After the alleged leaking of state secrets to China by former Mainland Affairs Council (MAC) deputy minister Chang Hsien-yao (張顯耀) caused his removal from office, some commentators have remarked that this case has destroyed the basis for mutual trust across the Taiwan Strait.
However, this begs the question: What basis for cross-strait mutual trust?
First, let us look at item 12 of the US-Chinese Shanghai Communique issued on Feb. 28, 1972. It states that “[t]he US side declared: The United States acknowledges that all Chinese on either side of the Taiwan Strait maintain there is but one China and that Taiwan is a part of China.”
The problem here is with the wording “all Chinese on either side of the Taiwan Strait.” Back then, people on both sides of the Taiwan Strait were living under authoritarian rule unable to express their will. Four decades on, the people on the other side of the Taiwan Strait still cannot express their opinions, while on this side, democratization has allowed people to do so.
Have they said that they are Chinese? How is it possible that the 60 to 70 percent of people who identify themselves as Taiwanese would believe that Taiwan is a part of China?
I want to ask who is being discussed when mutual trust across the Taiwan Strait is mentioned.
China is still a totalitarian state and even though it has some opinion polls, the strict control on information distorts public opinion.
As for Taiwan, joint statements by former vice president Lien Chan (連戰) and former Chinese president Hu Jintao (胡錦濤) as well as the agreements signed by President Ma Ying-jeou’s (馬英九) administration and China are examples of cooperation between the Chinese Nationalist Party (KMT) and the Chinese Communist Party (CCP). This is why such huge disputes have erupted in the legislature and throughout society, eventually leading to the student-led Sunflower movement.
Once again, what basis for cross-strait mutual trust?
When people talk about a basis for cross-strait mutual trust, they mean a basis for mutual trust between the KMT and the CCP; leave Taiwan out of it.
Even many of those who voted for Ma disagree with his pro-China policies. Ma won their votes by saying that the future of Taiwan would be decided by the 23 million people of Taiwan, but once elected, he ignored voters and prioritized a small minority of privileged Mainlanders, forced the legislature into accepting certain laws and even went so far as to vilify Legislative Speaker Wang Jin-pyng (王金平) in September last year in an attempt to remove him from office.

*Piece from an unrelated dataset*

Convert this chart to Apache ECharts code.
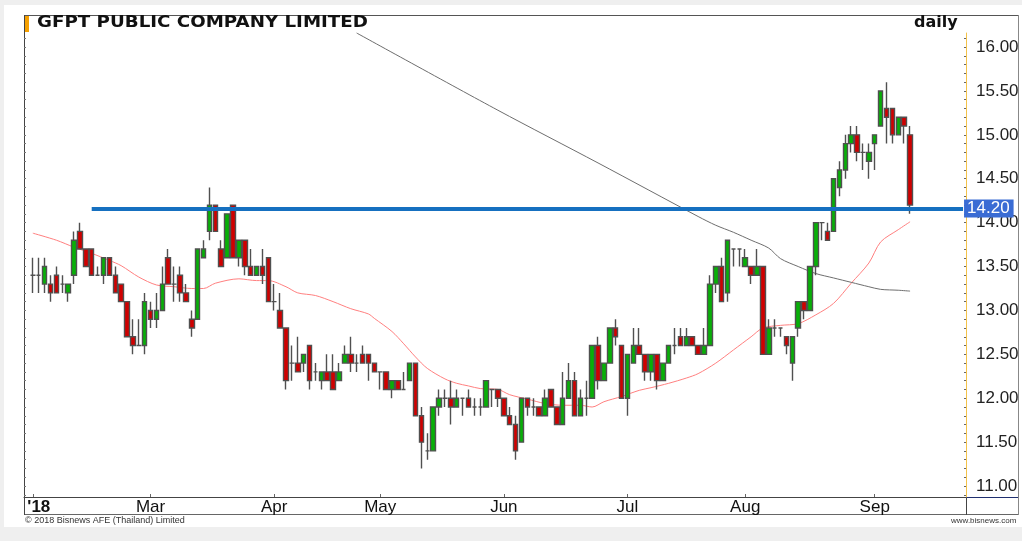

How can there be any basis for cross-strait mutual trust when there is not even a basis for mutual trust within the KMT?
The mutual trust that exists between the upper echelons of the KMT and CCP elites comes from their mutual swapping of political and economic interests. This is not representative of the people on either side of the Taiwan Strait, especially not Taiwanese.
The problem here lies with the CCP. How are the Taiwanese expected to believe a single-party state that oppresses and kills its own people?
When China recently set limits on popular elections for the 2017 election of Hong Kong’s chief executive, the people of Hong Kong realized that they had been cheated by the CCP for three decades. The Sino-British Joint Declaration on the future of Hong Kong was an international agreement, and the Hong Kong Basic Law, drawn up by Beijing, in effect amounted to a constitution of sorts.
China has shown that it can openly break every promise it makes. It has even talked about letting the People’s Liberation Army Hong Kong garrison cause bloodshed there. This surely reminds Taiwanese of the 228 Massacre.
After all this has happened to Hong Kong, it is incomprehensible that people still talk about a basis for mutual trust across the Taiwan Strait, especially when the likes of Ma and Straits Exchange Foundation Chairman Lin Join-sane (林中森) have said that the Chang incident was a mere “ripple in the strong wave of cross-strait developments” and brushed it off as being “insignificant.”
Does their trust in the CCP mean they view Taiwanese as fools or does it mean their brains have been damaged by thinking about their huge political and economic interests?
Ma himself was born in Hong Kong’s Kowloon district, but during this whole Chang case, he has not once rebuked the CCP and he is still intent on a meeting with Chinese President Xi Jinping (習近平) in which he plans to hand Taiwan over to the CCP on a silver platter.
How can such a person still be considered fit to be president?
Paul Lin is a political commentator.